• **What is asked**
Below is a block of data; give all of it again word for word.
Given information start
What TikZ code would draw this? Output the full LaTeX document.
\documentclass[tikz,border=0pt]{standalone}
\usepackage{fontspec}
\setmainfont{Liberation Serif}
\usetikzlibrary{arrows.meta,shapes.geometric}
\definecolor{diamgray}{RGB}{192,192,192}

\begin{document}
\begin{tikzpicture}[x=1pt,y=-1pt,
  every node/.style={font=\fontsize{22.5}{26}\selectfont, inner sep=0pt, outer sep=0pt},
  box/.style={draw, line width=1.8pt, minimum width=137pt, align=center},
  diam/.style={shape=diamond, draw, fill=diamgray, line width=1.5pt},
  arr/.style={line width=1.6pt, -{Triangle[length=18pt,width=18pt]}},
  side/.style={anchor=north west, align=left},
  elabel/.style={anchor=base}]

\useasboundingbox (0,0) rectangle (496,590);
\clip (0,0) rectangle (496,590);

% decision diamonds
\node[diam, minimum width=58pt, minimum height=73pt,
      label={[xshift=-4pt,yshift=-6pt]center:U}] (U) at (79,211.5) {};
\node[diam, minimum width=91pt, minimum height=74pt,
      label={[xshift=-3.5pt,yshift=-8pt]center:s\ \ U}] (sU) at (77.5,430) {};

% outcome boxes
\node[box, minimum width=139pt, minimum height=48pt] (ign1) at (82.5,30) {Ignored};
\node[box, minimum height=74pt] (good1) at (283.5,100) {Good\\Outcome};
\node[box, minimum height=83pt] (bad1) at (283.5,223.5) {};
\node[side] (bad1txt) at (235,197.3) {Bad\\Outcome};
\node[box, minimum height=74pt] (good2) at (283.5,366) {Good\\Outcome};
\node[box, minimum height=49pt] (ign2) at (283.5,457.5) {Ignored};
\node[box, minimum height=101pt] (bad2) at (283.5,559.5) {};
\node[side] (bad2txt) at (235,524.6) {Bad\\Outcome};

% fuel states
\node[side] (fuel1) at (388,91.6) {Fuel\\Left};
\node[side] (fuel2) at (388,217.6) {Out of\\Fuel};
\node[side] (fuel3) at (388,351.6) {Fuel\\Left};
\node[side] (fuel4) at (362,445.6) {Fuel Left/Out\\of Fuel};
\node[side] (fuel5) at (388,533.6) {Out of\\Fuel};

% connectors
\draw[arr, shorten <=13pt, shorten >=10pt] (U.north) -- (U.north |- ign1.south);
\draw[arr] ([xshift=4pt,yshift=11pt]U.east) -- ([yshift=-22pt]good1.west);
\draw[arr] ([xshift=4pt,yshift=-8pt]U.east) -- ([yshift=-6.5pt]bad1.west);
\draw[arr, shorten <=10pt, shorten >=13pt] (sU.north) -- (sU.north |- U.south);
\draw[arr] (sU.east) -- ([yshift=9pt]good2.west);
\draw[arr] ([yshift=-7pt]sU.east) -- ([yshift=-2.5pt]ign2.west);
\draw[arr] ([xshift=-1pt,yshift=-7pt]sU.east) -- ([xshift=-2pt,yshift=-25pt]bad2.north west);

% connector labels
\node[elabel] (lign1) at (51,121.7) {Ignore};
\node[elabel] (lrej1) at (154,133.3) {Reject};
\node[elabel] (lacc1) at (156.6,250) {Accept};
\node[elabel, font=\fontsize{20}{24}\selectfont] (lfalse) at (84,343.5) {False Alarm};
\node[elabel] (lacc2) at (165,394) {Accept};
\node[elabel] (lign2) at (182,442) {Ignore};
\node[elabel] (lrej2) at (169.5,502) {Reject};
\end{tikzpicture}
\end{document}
Given information end
• **Written response**
What TikZ code would draw this? Output the full LaTeX document.
\documentclass[tikz,border=0pt]{standalone}
\usepackage{fontspec}
\setmainfont{Liberation Serif}
\usetikzlibrary{arrows.meta,shapes.geometric}
\definecolor{diamgray}{RGB}{192,192,192}

\begin{document}
\begin{tikzpicture}[x=1pt,y=-1pt,
  every node/.style={font=\fontsize{22.5}{26}\selectfont, inner sep=0pt, outer sep=0pt},
  box/.style={draw, line width=1.8pt, minimum width=137pt, align=center},
  diam/.style={shape=diamond, draw, fill=diamgray, line width=1.5pt},
  arr/.style={line width=1.6pt, -{Triangle[length=18pt,width=18pt]}},
  side/.style={anchor=north west, align=left},
  elabel/.style={anchor=base}]

\useasboundingbox (0,0) rectangle (496,590);
\clip (0,0) rectangle (496,590);

% decision diamonds
\node[diam, minimum width=58pt, minimum height=73pt,
      label={[xshift=-4pt,yshift=-6pt]center:U}] (U) at (79,211.5) {};
\node[diam, minimum width=91pt, minimum height=74pt,
      label={[xshift=-3.5pt,yshift=-8pt]center:s\ \ U}] (sU) at (77.5,430) {};

% outcome boxes
\node[box, minimum width=139pt, minimum height=48pt] (ign1) at (82.5,30) {Ignored};
\node[box, minimum height=74pt] (good1) at (283.5,100) {Good\\Outcome};
\node[box, minimum height=83pt] (bad1) at (283.5,223.5) {};
\node[side] (bad1txt) at (235,197.3) {Bad\\Outcome};
\node[box, minimum height=74pt] (good2) at (283.5,366) {Good\\Outcome};
\node[box, minimum height=49pt] (ign2) at (283.5,457.5) {Ignored};
\node[box, minimum height=101pt] (bad2) at (283.5,559.5) {};
\node[side] (bad2txt) at (235,524.6) {Bad\\Outcome};

% fuel states
\node[side] (fuel1) at (388,91.6) {Fuel\\Left};
\node[side] (fuel2) at (388,217.6) {Out of\\Fuel};
\node[side] (fuel3) at (388,351.6) {Fuel\\Left};
\node[side] (fuel4) at (362,445.6) {Fuel Left/Out\\of Fuel};
\node[side] (fuel5) at (388,533.6) {Out of\\Fuel};

% connectors
\draw[arr, shorten <=13pt, shorten >=10pt] (U.north) -- (U.north |- ign1.south);
\draw[arr] ([xshift=4pt,yshift=11pt]U.east) -- ([yshift=-22pt]good1.west);
\draw[arr] ([xshift=4pt,yshift=-8pt]U.east) -- ([yshift=-6.5pt]bad1.west);
\draw[arr, shorten <=10pt, shorten >=13pt] (sU.north) -- (sU.north |- U.south);
\draw[arr] (sU.east) -- ([yshift=9pt]good2.west);
\draw[arr] ([yshift=-7pt]sU.east) -- ([yshift=-2.5pt]ign2.west);
\draw[arr] ([xshift=-1pt,yshift=-7pt]sU.east) -- ([xshift=-2pt,yshift=-25pt]bad2.north west);

% connector labels
\node[elabel] (lign1) at (51,121.7) {Ignore};
\node[elabel] (lrej1) at (154,133.3) {Reject};
\node[elabel] (lacc1) at (156.6,250) {Accept};
\node[elabel, font=\fontsize{20}{24}\selectfont] (lfalse) at (84,343.5) {False Alarm};
\node[elabel] (lacc2) at (165,394) {Accept};
\node[elabel] (lign2) at (182,442) {Ignore};
\node[elabel] (lrej2) at (169.5,502) {Reject};
\end{tikzpicture}
\end{document}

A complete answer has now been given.